The changes have meant that, rather than paying income tax and class 2 and class 4 National Insurance contributions (£2.50 per week and 9% on profits between £7956 and £41865 respectively) construction workers are now being forced to pay class 1 contributions of 12%.
So why has this happened? Well, basically, unless an agency can show that a worker is not under the supervision, direction and control of the client, they will be liable for PAYE taxes which means that they will have to pay Employer’s NI contributions and deduct income tax and class 1 NI contributions from their workers. To comply with these changes they can either take the workers on to their books along with all the legal and statutory payment obligations of an employer or they can refer the workers to an umbrella company.
Umbrella companies are used very commonly in the IT industry; they provide an alternative to a Personal Service Company (one man Ltd company) for workers wanting to operate as contractors. Agencies within the industry understand the way an umbrella company operates and will therefore offer a rate to the worker which is well in excess of the rate that they would offer should the worker be taken on their books as an employee.
An umbrella company is a relatively new concept within the construction industry and, unfortunately, what is marketed as an umbrella company may be nothing more than a tax avoidance scheme which could leave workers subject to significant tax penalties at a later date.
A proper umbrella company will engage the worker under an over-arching contract of employment and will engage with the agency via a business to business contract. Invoices will be raised for the work done and when payment is received from the agency the umbrella company will meet its legal obligation to HMRC and make their Employer’s NI contributions. They will also deduct their margin which is around £25-£30 per week and make contributions to a pension scheme through the auto-enrolment scheme where applicable. The balance of funds is the worker’s salary which is then subject to PAYE taxes. All of this information should be given to the worker by the umbrella company before an employment contract is signed.
The umbrella company is then liable to pay maternity pay, paternity pay, adoption pay, sick pay etc etc and this should be made as a cost to the business, it should not be a deduction from the worker to only be paid back at a later date if circumstances arise.

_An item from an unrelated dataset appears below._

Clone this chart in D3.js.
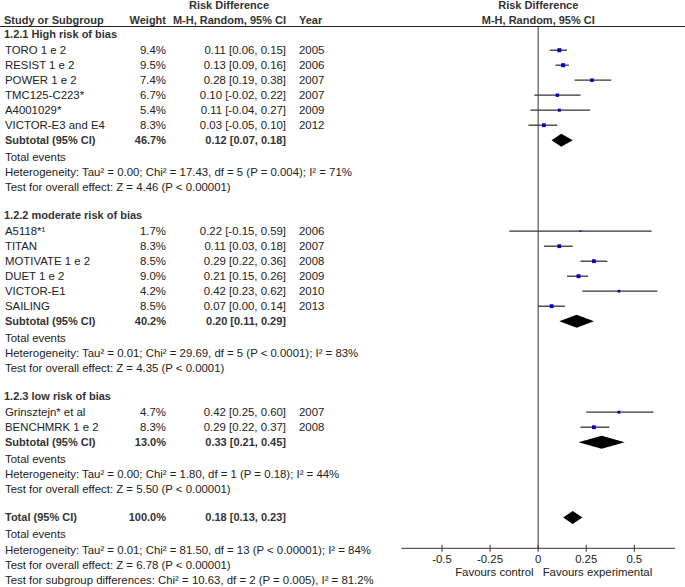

Umbrella companies are sometimes advertised to workers as financially beneficial because the worker can ‘claim expenses which increase take home pay’. This is misleading. The worker may be entitled to claim tax relief on costs for travel and subsistence, for instance, but only if they intend to work on more than one assignment whilst in the umbrella company’s employment and if they won’t be travelling to the same location for more than 2 years and if they haven’t spent more than 40% of their time at the same site over a 24 month period. Whether or not something can be legitimately classified as an expense depends on HMRC’s rules and not the umbrella company.
Some ‘umbrella companies’ also operate salary sacrifice schemes which means that they will assume that a percentage of the workers’ earnings will be classified as an expense and therefore subject to tax relief regardless of the costs that have been incurred by the worker. HMRC recently defeated such a scheme that was operated by Reed; the defeat cost Reed £158 million.
Construction workers have basically been re-classified as employees by HMRC and they should not be financially penalised because of it. In any employment relationship there will be financial responsibilities for the employer but these should not be passed onto the employee. Any company referring workers to an umbrella company should realise that they will be making significant savings by handing over their employer responsibilities and the workers’ rates should be adjust accordingly.